Borough council officials have admitted some families are likely to lose out because of the measures, which they say are meant to bring the system into line with government welfare reforms.
But they hope a new move to distribute copies of the plans to ward councillors and parish clerks will encourage more people to have their say than in previous years.
Like other local authorities, the council is required to carry out an annual consultation exercise on its system of providing council tax support for low income residents.
At present, the relief is capped at 75 per cent and the upper limit is set to remain in place.
But, under the new measures, which were supported by the council’s ruling cabinet at a meeting on Wednesday, payments will be restricted to a maximum of two children for new claimants and where further children have been born.
Lorraine Gore, the authority’s chief financial officer, said: “We’ve tried to bring changes in line with welfare reforms. It can be confusing for claimants.”
But some child benefit claimants may receive extra support, as their benefit payments will no longer be taken into account.
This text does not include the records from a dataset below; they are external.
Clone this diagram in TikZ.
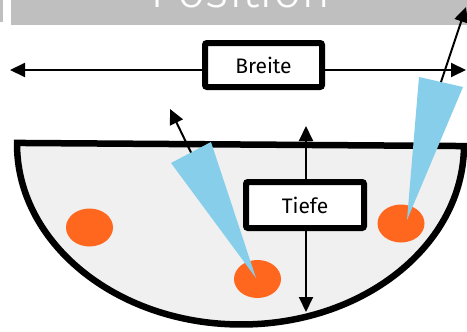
\documentclass[tikz,border=0pt]{standalone}
\usepackage{fontspec}
\setmainfont{Fira Sans}
\newfontfamily\thinfont{Fira Sans}[UprightFont={* Light}]
\usetikzlibrary{arrows.meta,calc,shapes.geometric}
\definecolor{bar}{HTML}{BFBFBF}
\definecolor{bowlfill}{HTML}{F0F0F0}
\definecolor{sky}{HTML}{87CEEB}
\definecolor{rust}{HTML}{FF671F}
\tikzset{>={Triangle[length=15pt,width=14pt]},arr/.style={<->,line width=2pt},ray/.style={->,line width=2pt},box/.style={draw,line width=6pt,rounded corners=2pt,fill=white,minimum width=117pt,minimum height=44pt,inner sep=0pt,font=\fontsize{21}{25}\selectfont},dot/.style={ellipse,fill=rust,minimum width=47pt,minimum height=38pt,inner sep=0pt},beam/.style={fill=sky}}

\begin{document}
\begin{tikzpicture}[x=1pt,y=-1pt]
\clip (0,0) rectangle (467,332);
\fill[bar] (11,0) rectangle (467,25);\fill[bar] (0,0) rectangle (2.5,22);
\node[anchor=base,inner sep=0pt,text=white,font=\thinfont\fontsize{50}{60}\selectfont] (title) at (240.5,8) {Position};
\draw[line width=6.5pt,fill=bowlfill,rotate around={-0.4:(240.5,144.5)}] (17,144.5) -- (464,144.5) arc[start angle=0,end angle=180,x radius=223.5,y radius=180] -- cycle;
\node[dot] (d1) at (89.5,227.5) {};
\node[dot] (d2) at (257.5,279) {};
\node[dot] (d3) at (401,223.5) {};
\coordinate (a1) at (171,163);\coordinate (a2) at (211,142);\coordinate (r1) at (170,109);
\fill[beam] ($(d2.center)+(-1.5,-1)$) -- (a1) -- (a2) -- cycle;
\draw[ray] ($(a1)!.5!(a2)$) -- (r1);
\coordinate (b1) at (419,77);\coordinate (b2) at (463,87);\coordinate (r2) at (466,7);
\fill[beam] ($(d3.center)+(6,-3.5)$) -- (b1) -- (b2) -- cycle;
\draw[ray] ($(b1)!.5!(b2)$) -- (r2);
\coordinate (wl) at (10,70);\coordinate (wr) at (466,70);
\draw[arr] (wl) -- (wr);
\node[box] (breite) at (263.5,65) {Breite};
\coordinate (tt) at (306,126);\coordinate (tb) at (306,312);
\draw[arr] (tt) -- (tb);
\node[box,minimum width=118pt,minimum height=46pt] (tiefe) at (305,205) {Tiefe};
\end{tikzpicture}
\end{document}
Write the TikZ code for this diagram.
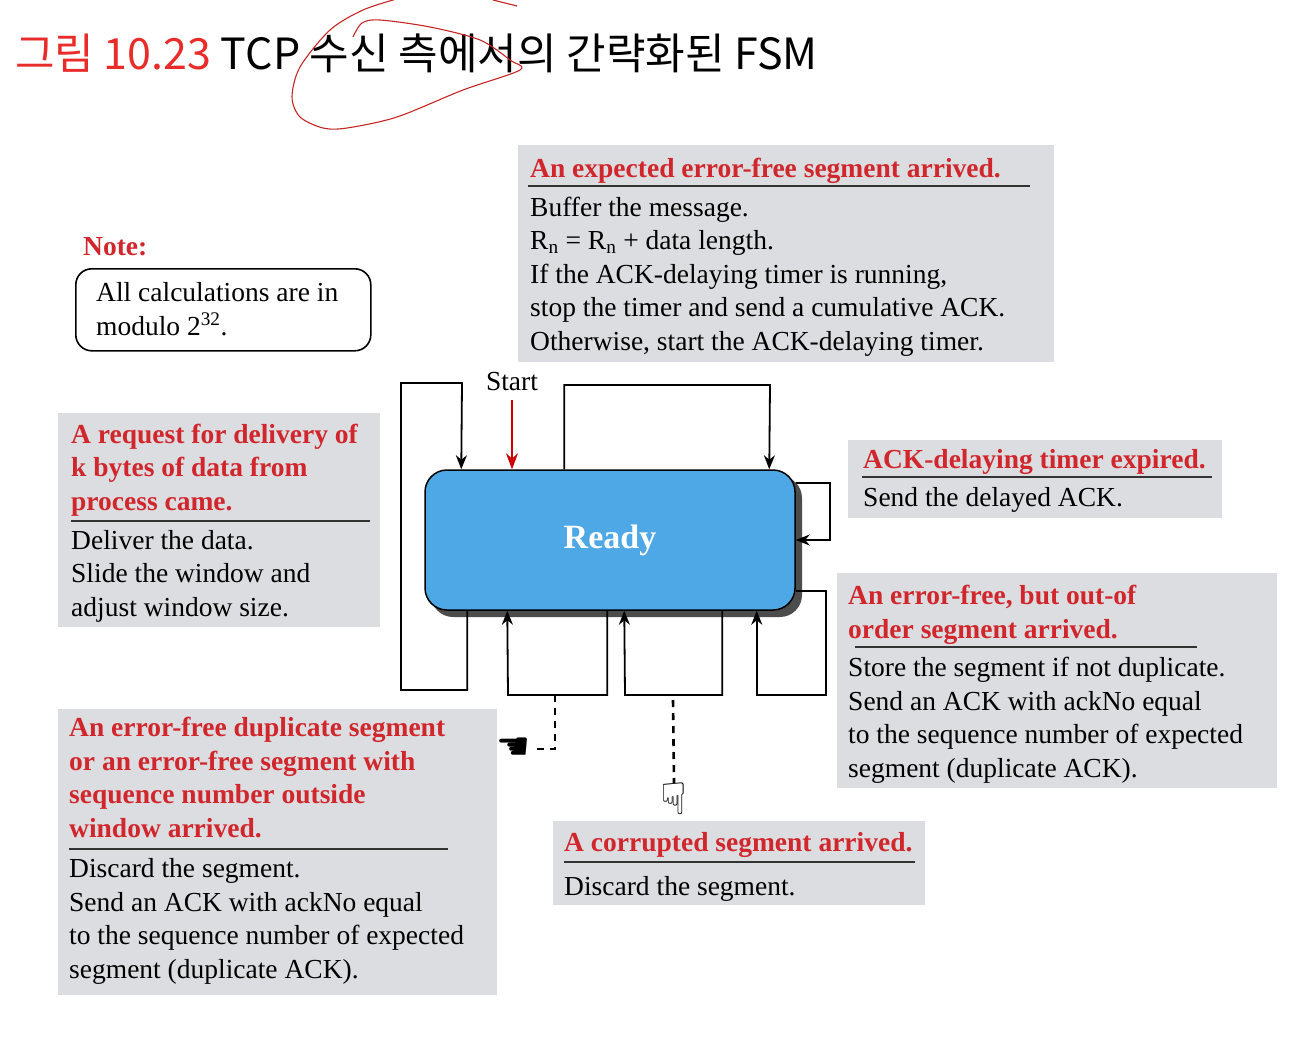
\documentclass[tikz,border=0pt]{standalone}
\usepackage{fontspec}
\setmainfont{Liberation Serif}
\newfontfamily\kofont{Noto Sans CJK KR}
\newfontfamily\symfont{DejaVu Sans}
\usepackage{xcolor}
\usepackage{tikz}
\usetikzlibrary{
	arrows.meta,positioning
}
\definecolor{titlered}{RGB}{232,44,42}
\definecolor{headred}{RGB}{208,38,44}
\definecolor{panelgray}{RGB}{220,221,224}
\definecolor{readyblue}{RGB}{77,168,229}
\newcommand{\txtbody}{\fontsize{27.5}{33.4}\selectfont}
\newcommand{\txthead}{\fontsize{27.5}{33.4}\selectfont\bfseries}
\newcommand{\txttitle}{\kofont\fontsize{43}{50}\selectfont}
\tikzset{
	panel/.style={fill=panelgray, anchor=north west, inner sep=0pt},
	head/.style={anchor=base west, inner sep=0pt, align=left, text=headred, font=\txthead},
	body/.style={anchor=base west, inner sep=0pt, align=left, font=\txtbody},
	rule/.style={line width=1.4pt, black!80},
	loop/.style={line width=1.8pt, -{Stealth[length=14pt,width=11pt]}},
	tap/.style={line width=2.6pt, dash pattern=on 7pt off 6pt},
}

\begin{document}
\begin{tikzpicture}[x=1pt,y=-1pt]
	\useasboundingbox (0,0) rectangle (1300,1044);
	%
	\node[anchor=base west, inner sep=0pt, font=\txttitle] (title) at (15,69)
		{\textcolor{titlered}{그림 10.23} TCP 수신 측에서의 간략화된 FSM};
	\draw[titlered!85!black, line width=1.1pt] plot[smooth] coordinates {(400,-2) (363,10) (330,30) (300,67) (292,97) (300,117) (323,128) (347,128) (397,117) (463,90) (520,70) (510,60) (480,40) (430,27) (380,20) (362,23) (353,37)};
	\draw[titlered!85!black, line width=1.1pt] (493,0) -- (517,6);
	%
	% note (multi-line nodes sit on their last baseline)
	\node[head] (noteHead) at (83,255) {Note:};
	\node[draw, line width=1.6pt, rounded corners=16pt, anchor=north west, minimum width=295pt, minimum height=82pt, inner sep=0pt] (noteBox) at (75,268) {};
	\node[body] (noteText) at (96,335) {All calculations are in\\modulo 2\textsuperscript{32}.};
	%
	% panels
	\node[panel, minimum width=536pt, minimum height=217pt] (pExp) at (518,145) {};
	\node[head] (hExp) at (530,177) {An expected error-free segment arrived.};
	\draw[rule] (528,186) -- (1030,186);
	\node[body] (bExp) at (530,350) {Buffer the message.\\R\textsubscript{n} = R\textsubscript{n} + data length.\\If the ACK-delaying timer is running,\\stop the timer and send a cumulative ACK.\\Otherwise, start the ACK-delaying timer.};
	%
	\node[panel, minimum width=322pt, minimum height=214pt] (pDeliver) at (58,413) {};
	\node[head] (hDeliver) at (71,510) {A request for delivery of\\k bytes of data from\\process came.};
	\draw[rule] (71,521) -- (370,521);
	\node[body] (bDeliver) at (71,616) {Deliver the data.\\Slide the window and\\adjust window size.};
	%
	\node[panel, minimum width=374pt, minimum height=78pt] (pTimer) at (848,440) {};
	\node[head] (hTimer) at (863,468) {ACK-delaying timer expired.};
	\draw[rule] (862,477) -- (1212,477);
	\node[body] (bTimer) at (863,506) {Send the delayed ACK.};
	%
	\node[panel, minimum width=440pt, minimum height=215pt] (pOrder) at (837,573) {};
	\node[head] (hOrder) at (848,638) {An error-free, but out-of\\order segment arrived.};
	\draw[rule] (855,647) -- (1197,647);
	\node[body] (bOrder) at (848,777) {Store the segment if not duplicate.\\Send an ACK with ackNo equal\\to the sequence number of expected\\segment (duplicate ACK).};
	%
	\node[panel, minimum width=439pt, minimum height=286pt] (pDup) at (58,709) {};
	\node[head] (hDup) at (69,837) {An error-free duplicate segment\\or an error-free segment with\\sequence number outside\\window arrived.};
	\draw[rule] (69,849) -- (448,849);
	\node[body] (bDup) at (69,978) {Discard the segment.\\Send an ACK with ackNo equal\\to the sequence number of expected\\segment (duplicate ACK).};
	%
	\node[panel, minimum width=372pt, minimum height=84pt] (pBad) at (553,821) {};
	\node[head] (hBad) at (564,851) {A corrupted segment arrived.};
	\draw[rule] (564,862) -- (915,862);
	\node[body] (bBad) at (564,895) {Discard the segment.};
	%
	% state
	\fill[black!70, rounded corners=22pt] (431,476) rectangle (802,617);
	\node[draw, line width=1.5pt, fill=readyblue, rounded corners=22pt, minimum width=370pt, minimum height=140pt, inner sep=0pt, text=white, font=\fontsize{34}{40}\selectfont\bfseries] (ready) at (610,540) {Ready};
	%
	\node[anchor=base, inner sep=0pt, font=\txtbody] (start) at (512,390) {Start};
	\draw[line width=2.2pt, red!80!black, -{Stealth[length=16pt,width=12pt]}] ([yshift=-10pt]start.south) -- (ready.north -| start);
	%
	\draw[loop] ([xshift=43pt]ready.south west) |- (401,690) |- (462,383) -- ([xshift=37pt]ready.north west);
	\draw[loop] ([xshift=140pt]ready.north west) |- (770,385) -- ([xshift=345pt]ready.north west);
	\draw[loop] ([yshift=-14pt]ready.north east) -| (830,540) -- (ready.east);
	\draw[loop] ([xshift=183pt]ready.south west) |- (508,695) -- ([xshift=83pt]ready.south west);
	\draw[loop] ([xshift=298pt]ready.south west) |- (625,695) -- ([xshift=200pt]ready.south west);
	\draw[loop] ([yshift=20pt]ready.south east) -| (826,695) -| ([xshift=-39pt]ready.south east);
	%
	\coordinate (dupTap) at (555,695);
	\coordinate (badTap) at (673,700);
	\node[inner sep=0pt, font=\symfont\fontsize{38}{42}\selectfont] (dupHand) at (514,749) {☚};
	\node[inner sep=0pt, font=\symfont\fontsize{44}{48}\selectfont] (badHand) at (674,799) {☟};
	\draw[tap] (dupTap) |- (dupHand.east);
	\draw[tap] (badTap) -- (badHand.north);
\end{tikzpicture}
\end{document}
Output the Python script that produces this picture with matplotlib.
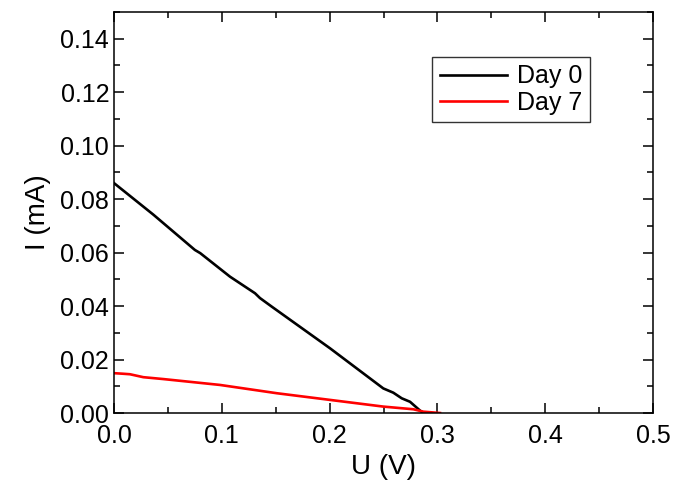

It had previously been classed as an earning.
The report estimates that around 2,800 claims would be affected by changes to the support system, with the largest number covered by a freeze in the figure that a family is deemed to require to live on, known as an applicable amount, and additional sums, called premiums, for dependants.
The consultation is expected to start on Monday and will last for six weeks.
Meanwhile, the authority has also urged residents to seek help early if they find they are getting into difficulty with their council tax bills.
Officials say three people from the borough have been jailed this year for not paying and warn the courts are taking a harder line on the issue.
Jo Stanton, the council’s benefits and revenues manager, said yesterday: “Where people are unwilling to pay, or don’t talk to us about making a payment plan, we have no choice but to begin committal proceedings.
“Taking legal action is a last resort, but it is action we have to take to prevent the burden of unpaid council tax falling to other taxpayers.”